• [Objective]: Your output must consist solely of the lines from the "Rebuild this chart" line through the "12, 14, 16];" line, exactly as written, without images.

• [Entries]:
********************
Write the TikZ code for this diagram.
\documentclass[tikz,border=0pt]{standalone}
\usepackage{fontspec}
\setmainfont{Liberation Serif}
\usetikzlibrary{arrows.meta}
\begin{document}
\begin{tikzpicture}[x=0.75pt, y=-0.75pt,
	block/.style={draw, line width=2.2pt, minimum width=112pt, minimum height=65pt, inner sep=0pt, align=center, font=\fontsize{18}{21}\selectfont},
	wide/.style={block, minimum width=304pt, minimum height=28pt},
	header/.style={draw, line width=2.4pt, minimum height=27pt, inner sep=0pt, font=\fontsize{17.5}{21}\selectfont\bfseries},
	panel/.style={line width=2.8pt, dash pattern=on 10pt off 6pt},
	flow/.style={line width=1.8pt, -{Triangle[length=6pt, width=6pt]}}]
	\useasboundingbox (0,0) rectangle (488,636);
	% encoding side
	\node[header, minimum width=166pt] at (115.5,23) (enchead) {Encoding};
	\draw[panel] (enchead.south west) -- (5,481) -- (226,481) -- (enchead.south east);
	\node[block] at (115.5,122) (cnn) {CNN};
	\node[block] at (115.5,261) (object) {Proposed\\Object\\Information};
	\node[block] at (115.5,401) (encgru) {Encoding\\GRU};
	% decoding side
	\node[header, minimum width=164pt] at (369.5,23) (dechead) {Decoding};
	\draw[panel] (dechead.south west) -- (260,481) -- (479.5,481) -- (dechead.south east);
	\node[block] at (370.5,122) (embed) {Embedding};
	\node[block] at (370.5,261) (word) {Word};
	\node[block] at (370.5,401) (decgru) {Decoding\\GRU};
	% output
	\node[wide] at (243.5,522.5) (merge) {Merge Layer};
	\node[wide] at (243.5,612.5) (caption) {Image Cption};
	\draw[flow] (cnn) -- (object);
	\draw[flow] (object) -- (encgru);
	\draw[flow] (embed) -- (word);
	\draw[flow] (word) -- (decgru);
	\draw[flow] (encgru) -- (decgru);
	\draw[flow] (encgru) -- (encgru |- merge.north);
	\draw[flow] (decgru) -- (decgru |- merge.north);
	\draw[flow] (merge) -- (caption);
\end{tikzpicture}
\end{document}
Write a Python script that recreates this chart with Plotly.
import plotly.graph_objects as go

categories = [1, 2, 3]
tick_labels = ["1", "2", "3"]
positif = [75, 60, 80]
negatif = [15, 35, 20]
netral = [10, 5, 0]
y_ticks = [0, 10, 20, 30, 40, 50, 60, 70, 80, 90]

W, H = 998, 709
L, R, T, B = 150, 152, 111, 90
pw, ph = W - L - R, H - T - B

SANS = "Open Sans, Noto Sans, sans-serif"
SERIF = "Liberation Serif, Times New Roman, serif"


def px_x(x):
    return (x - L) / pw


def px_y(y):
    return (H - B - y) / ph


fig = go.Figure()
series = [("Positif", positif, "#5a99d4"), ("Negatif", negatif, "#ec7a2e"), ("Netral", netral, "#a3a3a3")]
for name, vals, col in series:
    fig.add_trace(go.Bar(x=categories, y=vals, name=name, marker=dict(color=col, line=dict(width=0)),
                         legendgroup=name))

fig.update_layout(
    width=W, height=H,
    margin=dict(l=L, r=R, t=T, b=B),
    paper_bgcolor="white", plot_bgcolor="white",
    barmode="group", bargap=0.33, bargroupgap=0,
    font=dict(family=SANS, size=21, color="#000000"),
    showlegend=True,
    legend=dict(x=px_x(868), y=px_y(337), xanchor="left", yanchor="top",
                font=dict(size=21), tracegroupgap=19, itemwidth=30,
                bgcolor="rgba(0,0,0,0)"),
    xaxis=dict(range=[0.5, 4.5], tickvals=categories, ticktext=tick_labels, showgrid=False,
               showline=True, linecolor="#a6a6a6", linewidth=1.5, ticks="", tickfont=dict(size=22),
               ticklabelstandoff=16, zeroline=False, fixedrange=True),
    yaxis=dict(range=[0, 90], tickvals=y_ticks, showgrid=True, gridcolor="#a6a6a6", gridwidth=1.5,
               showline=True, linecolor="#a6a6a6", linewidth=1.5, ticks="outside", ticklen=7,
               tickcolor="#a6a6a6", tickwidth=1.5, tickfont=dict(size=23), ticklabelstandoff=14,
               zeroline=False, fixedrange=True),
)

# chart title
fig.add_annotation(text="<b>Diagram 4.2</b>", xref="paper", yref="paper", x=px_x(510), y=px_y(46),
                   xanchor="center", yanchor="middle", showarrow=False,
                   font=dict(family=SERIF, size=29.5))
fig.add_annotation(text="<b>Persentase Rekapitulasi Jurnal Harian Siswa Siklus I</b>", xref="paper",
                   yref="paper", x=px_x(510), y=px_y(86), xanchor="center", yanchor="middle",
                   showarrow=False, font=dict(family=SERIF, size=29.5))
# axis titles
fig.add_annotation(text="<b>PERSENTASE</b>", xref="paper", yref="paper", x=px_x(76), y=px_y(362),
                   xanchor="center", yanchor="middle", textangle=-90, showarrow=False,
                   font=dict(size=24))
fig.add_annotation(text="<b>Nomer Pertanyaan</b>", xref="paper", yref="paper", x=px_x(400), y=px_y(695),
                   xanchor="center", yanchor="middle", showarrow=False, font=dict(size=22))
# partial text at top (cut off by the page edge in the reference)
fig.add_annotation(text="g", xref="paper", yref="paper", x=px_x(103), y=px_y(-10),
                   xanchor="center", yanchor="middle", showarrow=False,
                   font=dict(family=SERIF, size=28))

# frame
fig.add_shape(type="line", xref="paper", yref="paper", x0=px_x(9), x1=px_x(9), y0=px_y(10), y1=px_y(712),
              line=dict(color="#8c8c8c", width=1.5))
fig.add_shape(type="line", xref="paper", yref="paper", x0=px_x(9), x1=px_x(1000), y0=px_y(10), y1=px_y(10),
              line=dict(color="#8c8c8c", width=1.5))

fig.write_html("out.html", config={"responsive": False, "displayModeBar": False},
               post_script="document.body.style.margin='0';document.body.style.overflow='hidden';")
********************
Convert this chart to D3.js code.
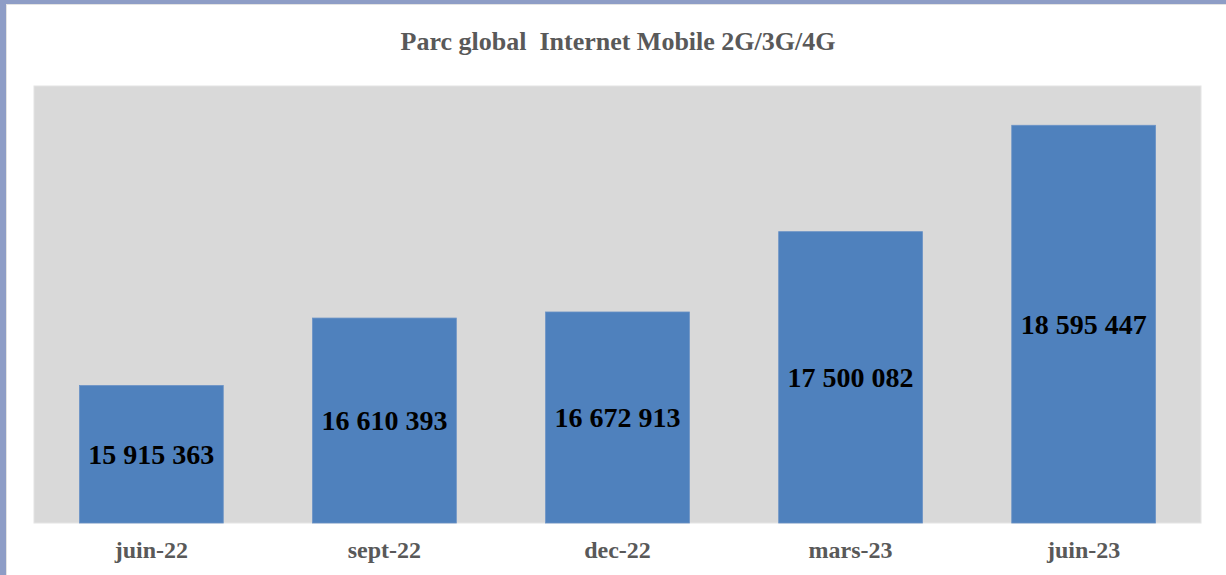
********************
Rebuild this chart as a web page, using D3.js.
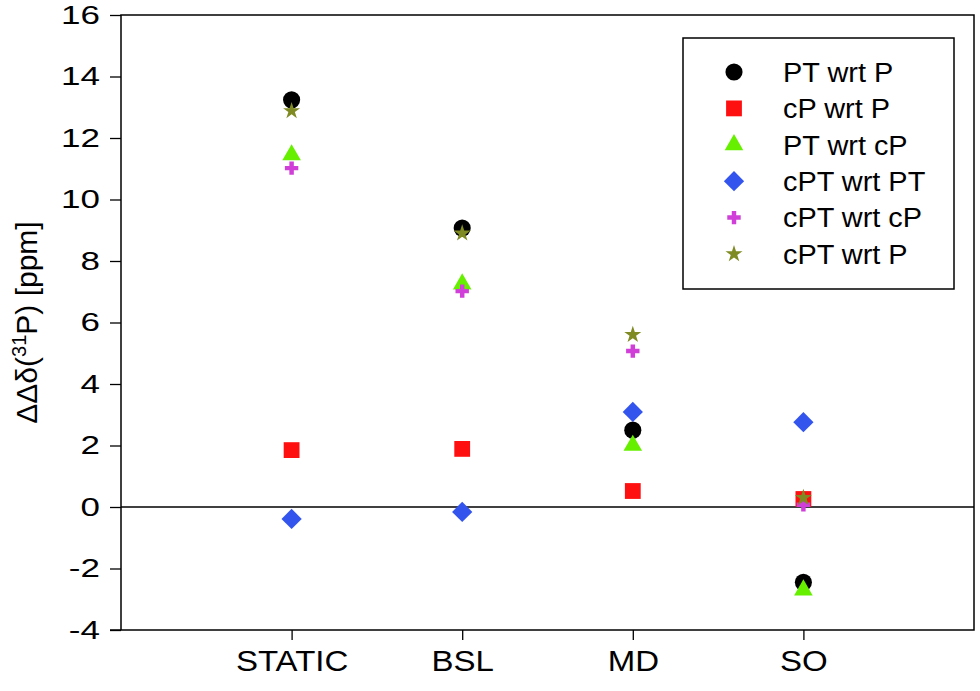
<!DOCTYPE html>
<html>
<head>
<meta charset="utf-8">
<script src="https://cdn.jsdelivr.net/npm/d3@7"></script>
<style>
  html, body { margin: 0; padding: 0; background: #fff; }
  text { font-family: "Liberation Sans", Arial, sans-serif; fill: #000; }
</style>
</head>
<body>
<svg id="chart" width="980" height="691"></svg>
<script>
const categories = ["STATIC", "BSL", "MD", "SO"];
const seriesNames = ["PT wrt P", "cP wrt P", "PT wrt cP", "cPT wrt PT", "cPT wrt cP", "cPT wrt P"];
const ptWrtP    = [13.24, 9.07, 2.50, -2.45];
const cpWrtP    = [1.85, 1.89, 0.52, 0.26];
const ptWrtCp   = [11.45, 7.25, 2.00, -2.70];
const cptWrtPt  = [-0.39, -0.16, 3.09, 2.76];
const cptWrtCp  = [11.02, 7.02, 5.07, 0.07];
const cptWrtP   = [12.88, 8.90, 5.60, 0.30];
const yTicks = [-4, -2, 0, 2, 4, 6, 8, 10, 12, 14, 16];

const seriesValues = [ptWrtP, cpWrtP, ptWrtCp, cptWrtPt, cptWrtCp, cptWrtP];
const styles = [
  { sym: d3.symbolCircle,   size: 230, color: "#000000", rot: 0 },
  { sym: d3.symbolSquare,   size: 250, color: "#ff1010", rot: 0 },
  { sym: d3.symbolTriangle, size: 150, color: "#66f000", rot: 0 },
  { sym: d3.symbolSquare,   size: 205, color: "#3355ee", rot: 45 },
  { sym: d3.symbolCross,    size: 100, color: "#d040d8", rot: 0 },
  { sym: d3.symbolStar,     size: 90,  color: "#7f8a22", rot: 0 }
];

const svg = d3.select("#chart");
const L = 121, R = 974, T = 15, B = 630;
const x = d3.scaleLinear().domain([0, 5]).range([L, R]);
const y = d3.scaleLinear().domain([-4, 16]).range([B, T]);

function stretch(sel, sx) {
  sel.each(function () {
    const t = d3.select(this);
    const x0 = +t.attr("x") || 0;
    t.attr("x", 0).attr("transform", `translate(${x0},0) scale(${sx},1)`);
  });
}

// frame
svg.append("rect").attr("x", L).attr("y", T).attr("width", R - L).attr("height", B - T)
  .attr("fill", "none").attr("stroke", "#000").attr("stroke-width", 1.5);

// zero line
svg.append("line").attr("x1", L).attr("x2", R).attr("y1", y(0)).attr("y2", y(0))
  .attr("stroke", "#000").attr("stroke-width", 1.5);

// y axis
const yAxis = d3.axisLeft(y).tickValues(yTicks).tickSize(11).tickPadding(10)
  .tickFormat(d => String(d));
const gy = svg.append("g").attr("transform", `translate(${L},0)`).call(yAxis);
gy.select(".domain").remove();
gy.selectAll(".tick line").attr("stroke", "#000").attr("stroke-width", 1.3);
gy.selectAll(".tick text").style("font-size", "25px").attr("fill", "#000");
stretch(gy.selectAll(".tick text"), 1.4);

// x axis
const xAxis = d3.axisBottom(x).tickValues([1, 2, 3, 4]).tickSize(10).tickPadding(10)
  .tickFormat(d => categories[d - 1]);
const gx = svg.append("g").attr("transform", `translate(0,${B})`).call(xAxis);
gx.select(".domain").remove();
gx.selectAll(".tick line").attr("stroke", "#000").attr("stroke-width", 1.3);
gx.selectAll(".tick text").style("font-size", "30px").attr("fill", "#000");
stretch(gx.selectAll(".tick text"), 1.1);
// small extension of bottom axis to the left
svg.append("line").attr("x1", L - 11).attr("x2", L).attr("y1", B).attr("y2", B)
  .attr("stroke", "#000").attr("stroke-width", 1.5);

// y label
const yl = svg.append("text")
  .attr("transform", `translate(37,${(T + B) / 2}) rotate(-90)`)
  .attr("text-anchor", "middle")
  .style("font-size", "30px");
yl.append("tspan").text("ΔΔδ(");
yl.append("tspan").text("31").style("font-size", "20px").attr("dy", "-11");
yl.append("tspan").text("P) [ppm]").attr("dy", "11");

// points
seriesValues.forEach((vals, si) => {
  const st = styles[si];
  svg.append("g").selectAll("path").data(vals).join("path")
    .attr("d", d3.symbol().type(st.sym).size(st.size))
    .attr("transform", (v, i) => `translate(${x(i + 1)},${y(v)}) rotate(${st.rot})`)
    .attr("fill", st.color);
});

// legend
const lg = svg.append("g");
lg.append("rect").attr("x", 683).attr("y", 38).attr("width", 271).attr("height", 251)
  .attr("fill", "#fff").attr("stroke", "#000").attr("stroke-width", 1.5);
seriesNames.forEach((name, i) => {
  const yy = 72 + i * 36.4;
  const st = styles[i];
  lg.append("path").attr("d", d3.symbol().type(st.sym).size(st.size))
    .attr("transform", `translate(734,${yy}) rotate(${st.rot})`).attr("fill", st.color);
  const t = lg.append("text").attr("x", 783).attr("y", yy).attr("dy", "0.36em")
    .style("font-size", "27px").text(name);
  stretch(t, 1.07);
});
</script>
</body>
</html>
********************
• [Reply to the exercise]:
Rebuild this chart as a web page, using D3.js.
<!DOCTYPE html>
<html>
<head>
<meta charset="utf-8">
<script src="https://cdn.jsdelivr.net/npm/d3@7"></script>
<style>
  html, body { margin: 0; padding: 0; background: #fff; }
  text { font-family: "Liberation Sans", Arial, sans-serif; fill: #000; }
</style>
</head>
<body>
<svg id="chart" width="980" height="691"></svg>
<script>
const categories = ["STATIC", "BSL", "MD", "SO"];
const seriesNames = ["PT wrt P", "cP wrt P", "PT wrt cP", "cPT wrt PT", "cPT wrt cP", "cPT wrt P"];
const ptWrtP    = [13.24, 9.07, 2.50, -2.45];
const cpWrtP    = [1.85, 1.89, 0.52, 0.26];
const ptWrtCp   = [11.45, 7.25, 2.00, -2.70];
const cptWrtPt  = [-0.39, -0.16, 3.09, 2.76];
const cptWrtCp  = [11.02, 7.02, 5.07, 0.07];
const cptWrtP   = [12.88, 8.90, 5.60, 0.30];
const yTicks = [-4, -2, 0, 2, 4, 6, 8, 10, 12, 14, 16];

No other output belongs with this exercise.